Maison de la presse

petisaintleu

Lorsque je faisais du spiritisme, je m'essayais également à l'out of body, la sortie astrale. J'avais lu dans les ouvrages de Lobsang Rampa que pour y parvenir, le corps devait être exsangue de toute impureté. J'étais donc dubitatif quant au fait que je puisse y parvenir. Des pollutions nocturnes venaient souvent perturber cet objectif. Il est toutefois étrange qu'une image revienne sans arrêt. Celle d'un petit garçon assis devant une fenêtre regardant la pluie tomber.

Quelques années plus-tôt, la réalité n'en était pas très éloignée.

Nous habitions juste en face de la Maison de la Presse. En plus  des journaux et des périodiques, elle vendait également des jouets. Bien avant qu'apparaissent les Toyrus et autres rouleaux compresseurs, il n'y avait guère d'autres choix pour y acheter ses Playmobil ou son G.I. Joe favori.

Quand j'en avais marre de mourir d'ennui devant Jacques Trémolin, je m'installais derrière un rideau du premier étage et j'observais les va-et-vient. Mon plaisir était de catégoriser les clients à leur entrée et de parier sur ce qu'ils allaient acheter.

J'avais pu en définir trois types. J'avais lu dans le Quid ce qu'était la sociologie et, sans en comprendre réellement les rouages, je m'évertuais à déterminer un classement à la manière d'un entomologiste.

L'habitué entrait l'air assuré. En général, il ne restait guère plus de deux minutes et quand l'attente en caisse s'éternisait, je le voyais piaffer d'impatience au rythme du galop des canassons dont il venait de valider le pari dans la 3e à Vichy. Episodiquement, j'en reconnaissais quelques-uns qui se montraient plus discrets et sortaient, je ne savais pourquoi, le magazine planqué sous leur manteau.
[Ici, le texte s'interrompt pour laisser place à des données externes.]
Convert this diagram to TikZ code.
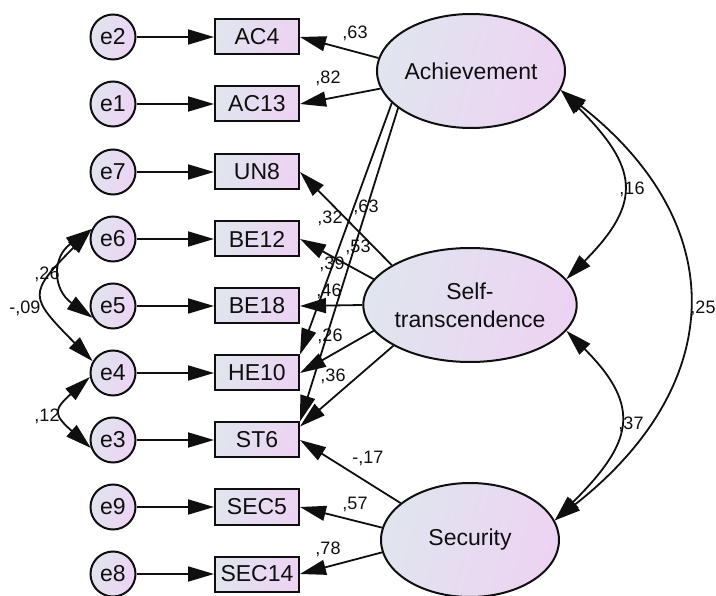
\documentclass[tikz,border=0pt]{standalone}
\usepackage{fontspec}
\setmainfont{Liberation Sans}
\usetikzlibrary{shapes.geometric,arrows.meta}
\definecolor{fillA}{RGB}{224,229,238}
\definecolor{fillB}{RGB}{237,211,243}
\definecolor{ink}{RGB}{15,15,15}
\begin{document}
\begin{tikzpicture}[x=1pt,y=-1pt,
  every node/.style={inner sep=0pt,text=ink},
  gradfill/.style={left color=fillA,right color=fillB,shading angle=75},
  latent/.style={ellipse,draw=ink,line width=2pt,gradfill,minimum width=178pt,
    minimum height=114pt,align=center,font=\fontsize{23}{28}\selectfont},
  obs/.style={rectangle,draw=ink,line width=2pt,gradfill,minimum width=84pt,
    minimum height=35pt,font=\fontsize{23}{26}\selectfont},
  err/.style={circle,draw=ink,line width=2pt,gradfill,minimum size=45pt,
    font=\fontsize{23}{26}\selectfont},
  tip/.tip={Triangle[length=26pt,width=15pt]},
  path/.style={draw=ink,line width=1.8pt,-tip},
  cov/.style={draw=ink,line width=1.8pt,tip-tip},
  lbl/.style={font=\fontsize{18}{20}\selectfont}]

\useasboundingbox (0,0) rectangle (716,596);

% error terms
\node[err] (e2) at (113,37)  {e2};
\node[err] (e1) at (113,104) {e1};
\node[err] (e7) at (113,172) {e7};
\node[err] (e6) at (113,239) {e6};
\node[err] (e5) at (113,306) {e5};
\node[err] (e4) at (113,373) {e4};
\node[err] (e3) at (113,440) {e3};
\node[err] (e9) at (113,507) {e9};
\node[err] (e8) at (113,574) {e8};

% observed indicators
\node[obs] (ac4)   at (257,37)  {AC4};
\node[obs] (ac13)  at (257,104) {AC13};
\node[obs] (un8)   at (257,172) {UN8};
\node[obs] (be12)  at (257,239) {BE12};
\node[obs] (be18)  at (257,306) {BE18};
\node[obs] (he10)  at (257,373) {HE10};
\node[obs] (st6)   at (257,440) {ST6};
\node[obs] (sec5)  at (257,507) {SEC5};
\node[obs] (sec14) at (257,574) {SEC14};

% latent factors
\node[latent] (ach)  at (471,71)  {Achievement};
\node[latent] (self) at (470,305) {Self-\\transcendence};
\node[latent] (sec)  at (470,540) {Security};

% error paths
\foreach \e/\o in {e2/ac4,e1/ac13,e7/un8,e6/be12,e5/be18,e4/he10,e3/st6,e9/sec5,e8/sec14}
  \draw[path] (\e) -- (\o);

% loadings
\draw[path] (ach.172) -- (ac4.east);
\draw[path] (ach.191) -- (ac13.east);
\draw[path] (ach.202) -- (he10.north east);
\draw[path] (ach.207) -- (st6.north east);
\draw[path] (self.153) -- (un8.east);
\draw[path] (self.165) -- (be12.east);
\draw[path] (self.180) -- (be18.east);
\draw[path] (self.195) -- (he10.east);
\draw[path] (self.208) -- ([yshift=-5pt]st6.north east);
\draw[path] (sec.152) -- (st6.east);
\draw[path] (sec.172) -- (sec5.east);
\draw[path] (sec.188) -- (sec14.east);

% factor covariances
\draw[cov] (ach.-12.5) .. controls +(77,77) and +(77,-77) .. (self.15);
\draw[cov] (self.-15) .. controls +(77,77) and +(77,-77) .. (sec.13);
\draw[cov] (ach.-12.5) .. controls +(172,135) and +(172,-135) .. (sec.13);

% error covariances
\draw[cov] (e6.155) .. controls +(-40,28) and +(-40,-28) .. (e5.210);
\draw[cov] (e6.155) .. controls +(-64,65) and +(-64,-65) .. (e4.150);
\draw[cov] (e4.190) .. controls +(-37,33) and +(-37,-33) .. (e3.200);

% estimates
\node[lbl] (l1)  at (355,33)  {,63};
\node[lbl] (l2)  at (328,78)  {,82};
\node[lbl] (l3)  at (330,218) {,32};
\node[lbl] (l4)  at (366,207) {,63};
\node[lbl] (l5)  at (358,247) {,53};
\node[lbl] (l6)  at (332,264) {,39};
\node[lbl] (l7)  at (329,291) {,46};
\node[lbl] (l8)  at (330,336) {,26};
\node[lbl] (l9)  at (333,376) {,36};
\node[lbl] (l10) at (368,458) {-,17};
\node[lbl] (l11) at (355,504) {,57};
\node[lbl] (l12) at (328,549) {,78};
\node[lbl] (l13) at (632,189) {,16};
\node[lbl] (l14) at (703,308) {,25};
\node[lbl] (l15) at (631,424) {,37};
\node[lbl] (l16) at (47,274)  {,26};
\node[lbl] (l17) at (25,308)  {-,09};
\node[lbl] (l18) at (47,416)  {,12};
\end{tikzpicture}
\end{document}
Le flâneur était une espèce difficile à cerner. Je le traçais par défaut car une fois rentré et s'il s'éternisait au fond de la boutique, il n'était pas certain que je le vois en ressortir. Souvent, je surprenais le gérant en train de faire des moulinets, énervé par ces cafards qui se refusaient d'alimenter son tiroir-caisse.

Le client occasionnel avait le pas traînant. Il prenait le temps de lécher la vitrine que je connaissais sur le bout des doigts. Mais c'était sans compter sur les talents de vendeuse de la femme du patron. Assurément, ils quittait la boutique les bras chargés de paquets délicatement enveloppés d'un papier criard, scotché au-dessus d'un ruban en bolduc et frisé avec la minutie des ciseaux d'un Jacques Dessanges.

Quand j'intégrais Nature et des Crevettes, pour passer d'un commerce en libre-service à celui de la vente assistée, j'ai, à chaque fois que j'étais en vis-à-vis avec un client, retrouvé le petit garçon qui s'ennuyait ferme les mercredis après-midi. Il était à mes côté pour me chuchoter à coup sûr ses préférences et pour satisfaire un peu aussi les envies de jouets dont il avait été privé.